I think people have this impression of what a Harley is in their head, including the person riding it, who is probably a guy and probably overweight and probably has gray hair. So because people tend to have that image, they can’t imagine this woman that just came up to me, she owns four Harleys. She’s probably in her mid-40s. She said, “I don’t have a tattoo, but I have four Harleys.” You would never, in a lineup of people, guess she is a Harley owner.

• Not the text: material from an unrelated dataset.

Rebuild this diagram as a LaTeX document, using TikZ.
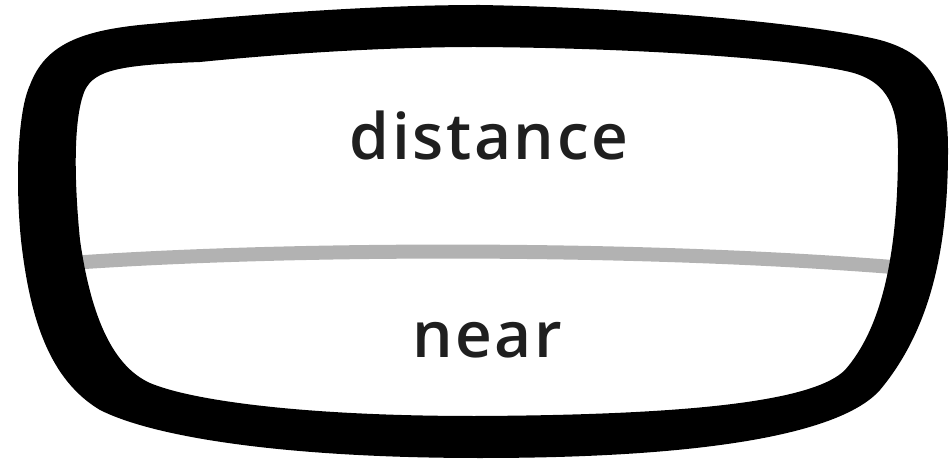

There are all kinds of people like that. The issue is the spirit the person has, the identity that they have, and does that identity of freedom, strength, independence connect with the Harley identity. There are a lot of people out there where the spirit is connected but they don’t have the physical connections. They don’t know or maybe aren’t quite ready or maybe they’re intimidated about walking into a dealership and talking to some guy—probably a guy, probably a tough-looking guy—about a product and an experience they don’t understand yet.

All of our work is about breaking down those barriers. The riding academy helps new riders, the garage parties I mentioned, the boot camps for young adults, the training work we’re doing with the dealers and what we do with product. The street motorcycle, the FL low, which is easier and narrower for shorter people to ride or people without the leg strength. All these little things we’re doing are actually having a significant impact on the increasing diversity of our customer base.

Based on what you hear from customers, from dealers, how do you guys read the health of the U.S. economy right now?

Every indication of the U.S. economy is strength, but with a slow return. Steady, strengthening, broad-based, but people got rattled in 2009. The recovery in the United States is good. It’s steady, it’s consistent, but it’s slow.